Everyday at school I see children– K to high school– using iPhones and iPads. They text, share files and photos, and do all of what young people do on their phones individually or as traveling social groups of friends and classmates. It is not unusual to peer down a hallway and see absolutely every student walking along, neck bent forward and peering into their phones.
Chiropractic might be a good profession to be in in a decade or so because so many people will need neck adjustments. My nephew asked me what color my iPhone was when I was in elementary school. I told him it was black. And our family only had one. And it was tied to the wall and we couldn’t carry it anywhere. His look was of disbelief. He couldn’t imagine a life without an iPhone or iPad and couldn’t remember a time when they didn’t exist.
My parents worried about a thing called screen time. That was for television, effective competition for the public library, school library, and the home library my teacher parents had assembled through the years. Today’s iPhone-toting child can carry an entire planet of libraries in his or her pocket or bag and view anything from breaking news to videos to television from the palm of the hand.

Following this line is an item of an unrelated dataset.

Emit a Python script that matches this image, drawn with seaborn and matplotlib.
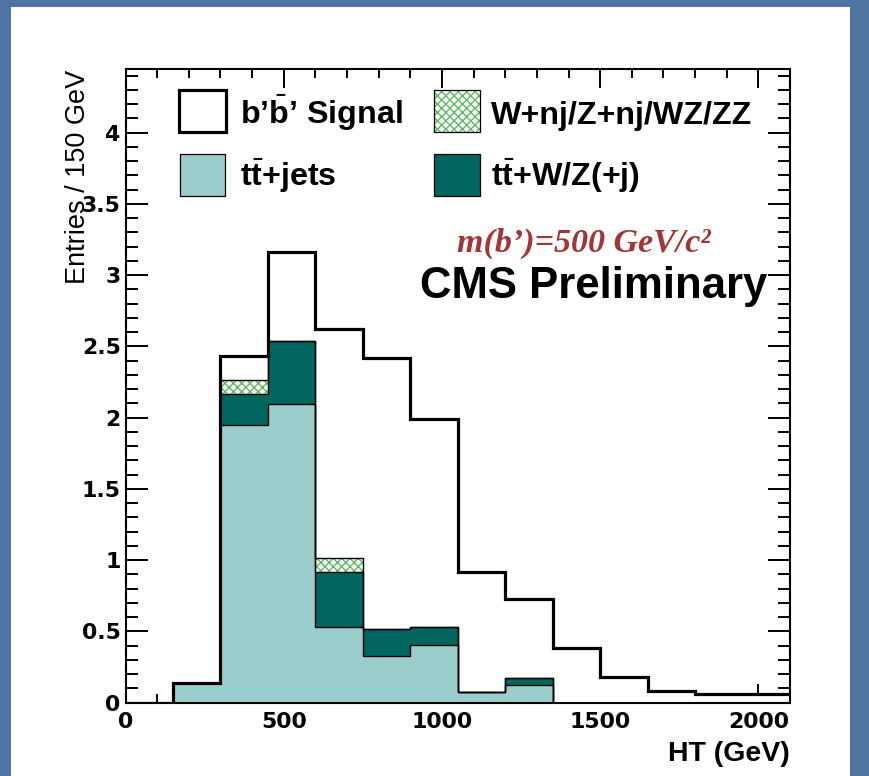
import numpy as np
import pandas as pd
import matplotlib
matplotlib.use("Agg")
import matplotlib.pyplot as plt
from matplotlib.patches import Rectangle
from matplotlib.ticker import MultipleLocator
import seaborn as sns

# ---- HT binning (GeV): 150 GeV per bin -------------------------------------
ht_low, ht_high, ht_width = 0, 2100, 150

# ---- expected entries per bin for each process -----------------------------
ttbar_jets = [0.0, 0.137, 1.95, 2.095, 0.53, 0.33, 0.405, 0.077, 0.124,
              0.0, 0.0, 0.0, 0.0, 0.0]
ttbar_wz = [0.0, 0.0, 0.215, 0.445, 0.39, 0.19, 0.128, 0.0, 0.047,
            0.0, 0.0, 0.0, 0.0, 0.0]
vjets_diboson = [0.0, 0.0, 0.10, 0.0, 0.095, 0.0, 0.0, 0.0, 0.0,
                 0.0, 0.0, 0.0, 0.0, 0.0]
bprime_signal = [0.0, 0.0, 0.17, 0.625, 1.605, 1.90, 1.455, 0.838, 0.554,
                 0.382, 0.183, 0.082, 0.061, 0.061]

legend_labels = ["b’$\\bar{\\mathbf{b}}$’ Signal", "W+nj/Z+nj/WZ/ZZ",
                 "t$\\bar{\\mathbf{t}}$+jets", "t$\\bar{\\mathbf{t}}$+W/Z(+j)"]

x_ticks = [0, 500, 1000, 1500, 2000]
x_tick_labels = ["0", "500", "1000", "1500", "2000"]
y_ticks = [0, 0.5, 1, 1.5, 2, 2.5, 3, 3.5, 4]
y_tick_labels = ["0", "0.5", "1", "1.5", "2", "2.5", "3", "3.5", "4"]

# ---- style -----------------------------------------------------------------
sns.set_style("ticks")
plt.rcParams["font.family"] = ["Liberation Sans", "DejaVu Sans"]
plt.rcParams["mathtext.fontset"] = "custom"
plt.rcParams["mathtext.rm"] = "Liberation Sans"
plt.rcParams["mathtext.it"] = "Liberation Sans:italic"
plt.rcParams["mathtext.bf"] = "Liberation Sans:bold"
plt.rcParams["hatch.linewidth"] = 1.0
for key in ("text.color", "axes.labelcolor", "xtick.color", "ytick.color",
            "xtick.labelcolor", "ytick.labelcolor"):
    plt.rcParams[key] = "black"

SLIDE_BLUE = "#5074a2"
LIGHT_TEAL = "#9bcdcc"
DARK_TEAL = "#00665f"
HATCH_GREEN = "#5fb865"
SIGNAL_RED = "#a23535"

W, H = 869, 776
fig = plt.figure(figsize=(W / 100, H / 100), dpi=100)
fig.patch.set_facecolor(SLIDE_BLUE)
fig.add_artist(Rectangle((11 / W, 0), (850 - 11) / W, (H - 7) / H,
                         transform=fig.transFigure, facecolor="white",
                         edgecolor="none", zorder=-5))

AX_L, AX_R, AX_T, AX_B = 125.5, 790.0, 69.0, 702.7
ax = fig.add_axes([AX_L / W, 1 - AX_B / H, (AX_R - AX_L) / W, (AX_B - AX_T) / H])
ax.set_facecolor("white")


def ax_xy(px, py):
    """Pixel position on the canvas -> axes fraction."""
    return (px - AX_L) / (AX_R - AX_L), (AX_B - py) / (AX_B - AX_T)


# ---- stacked histogram -----------------------------------------------------
edges = np.arange(ht_low, ht_high + ht_width, ht_width)
centers = edges[:-1] + ht_width / 2
bin_edges = [float(e) for e in edges]
stack = np.cumsum(np.vstack([ttbar_jets, ttbar_wz, vjets_diboson,
                             bprime_signal]), axis=0)


def layer_frame(heights):
    return pd.DataFrame({"ht": centers, "entries": heights})


def draw_fill(heights, face, hatch=None, hatch_color=None):
    n0 = len(ax.collections)
    sns.histplot(data=layer_frame(heights), x="ht", weights="entries",
                 bins=bin_edges, element="step", fill=True, color=face,
                 alpha=1, linewidth=0, ax=ax)
    for art in ax.collections[n0:]:
        art.set_facecolor(face)
        art.set_alpha(1)
        if hatch:
            art.set_edgecolor(hatch_color)
            art.set_hatch(hatch)
        art.set_linewidth(0)


def draw_outline(heights, lw):
    n0 = len(ax.lines)
    sns.histplot(data=layer_frame(heights), x="ht", weights="entries",
                 bins=bin_edges, element="step", fill=False, color="black",
                 linewidth=lw, ax=ax)
    for ln in ax.lines[n0:]:
        ln.set_solid_joinstyle("miter")
        ln.set_solid_capstyle("projecting")


# fills, from the full stack down to the bottom layer
draw_fill(stack[3], "white")
draw_fill(stack[2], "white", hatch="xxxx", hatch_color=HATCH_GREEN)
draw_fill(stack[1], DARK_TEAL)
draw_fill(stack[0], LIGHT_TEAL)
# layer boundaries, then the outer contour
draw_outline(stack[0], 1.0)
draw_outline(stack[1], 1.0)
draw_outline(stack[2], 1.0)
draw_outline(stack[3], 2.3)

# ---- axes ------------------------------------------------------------------
ax.set_xlim(ht_low, ht_high)
ax.set_ylim(0, 4.447)
for sp in ax.spines.values():
    sp.set_visible(True)
    sp.set_linewidth(1.5)
    sp.set_color("black")

tick_font = dict(fontsize=15.8, fontweight="bold", family="DejaVu Sans",
                 color="black")
ax.set_xticks(x_ticks, labels=x_tick_labels, **tick_font)
ax.set_yticks(y_ticks, labels=y_tick_labels, **tick_font)
ax.xaxis.set_minor_locator(MultipleLocator(100))
ax.yaxis.set_minor_locator(MultipleLocator(0.1))
ax.tick_params(which="both", direction="in", top=True, right=True,
               width=1.4, color="black")
ax.tick_params(axis="x", which="major", length=13.7, pad=6.5)
ax.tick_params(axis="x", which="minor", length=6.5)
ax.tick_params(axis="y", which="major", length=15.8, pad=3.5)
ax.tick_params(axis="y", which="minor", length=8.6)

ax.set_xlabel("")
ax.set_ylabel("")
tx, ty = ax_xy(790, 761)
ax.text(tx, ty, "HT (GeV)", transform=ax.transAxes, ha="right",
        va="baseline", fontsize=20.5, fontweight="bold", clip_on=False)
tx, ty = ax_xy(85, 70)
ax.text(tx, ty, "Entries / 150 GeV", transform=ax.transAxes, rotation=90,
        rotation_mode="anchor", ha="right", va="baseline", fontsize=19.5,
        clip_on=False)

# ---- annotations -----------------------------------------------------------
tx, ty = ax_xy(457, 252)
ax.text(tx, ty, "m(b’)=500 GeV/c²", transform=ax.transAxes,
        family="Liberation Serif", style="italic", fontweight="bold",
        fontsize=24.5, color=SIGNAL_RED, ha="left", va="baseline")
tx, ty = ax_xy(420, 298)
ax.text(tx, ty, "CMS Preliminary", transform=ax.transAxes,
        fontsize=31.5, fontweight="bold", ha="left", va="baseline")

# ---- legend ----------------------------------------------------------------
legend_boxes = [
    # (left, top, right, bottom) in canvas pixels, face, hatch, edge width
    ((179, 90, 226, 132), "white", None, 2.3),
    ((434, 90, 480, 132), "white", "xxxx", 0.9),
    ((180, 154, 225, 196), LIGHT_TEAL, None, 0.9),
    ((434, 154, 480, 196), DARK_TEAL, None, 0.9),
]
text_x = [240, 491, 240, 491]
text_baseline = [124, 124, 186, 186]
for (box, face, hatch, lw), label, txp, typ in zip(legend_boxes, legend_labels,
                                                    text_x, text_baseline):
    l, t, r, b = box
    x0, y0 = ax_xy(l, b)
    x1, y1 = ax_xy(r, t)
    if hatch:
        ax.add_patch(Rectangle((x0, y0), x1 - x0, y1 - y0, transform=ax.transAxes,
                               facecolor="white", edgecolor=HATCH_GREEN,
                               hatch=hatch, linewidth=0, zorder=5))
        ax.add_patch(Rectangle((x0, y0), x1 - x0, y1 - y0, transform=ax.transAxes,
                               facecolor="none", edgecolor="black",
                               linewidth=lw, zorder=6))
    else:
        ax.add_patch(Rectangle((x0, y0), x1 - x0, y1 - y0, transform=ax.transAxes,
                               facecolor=face, edgecolor="black",
                               linewidth=lw, zorder=6, joinstyle="miter"))
    tx, ty = ax_xy(txp, typ)
    ax.text(tx, ty, label, transform=ax.transAxes, fontsize=23.2,
            fontweight="bold", ha="left", va="baseline", zorder=7)

fig.savefig("out.png", dpi=100, facecolor=fig.get_facecolor())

Staff and faculty at school talk about other changes, too. Children don’t date as they once did. They use the word talking to explain how they date (not always in person, either) which is odd since much of the communication is done through texting. Sex between students is in decline, too; somewhat anecdotally, of course, but verified through other social surveys. Heavy iPhone users (toss in less expensive Android devices, too) spend less time on homework, less time driving around with friends, and less time on physical and social activities than previous generations.
Where is all this going? We don’t know. What Steve Jobs brought to modern technology is market disruption. His iPhone has brought about social disruption and the effects may not be known for a few more decades.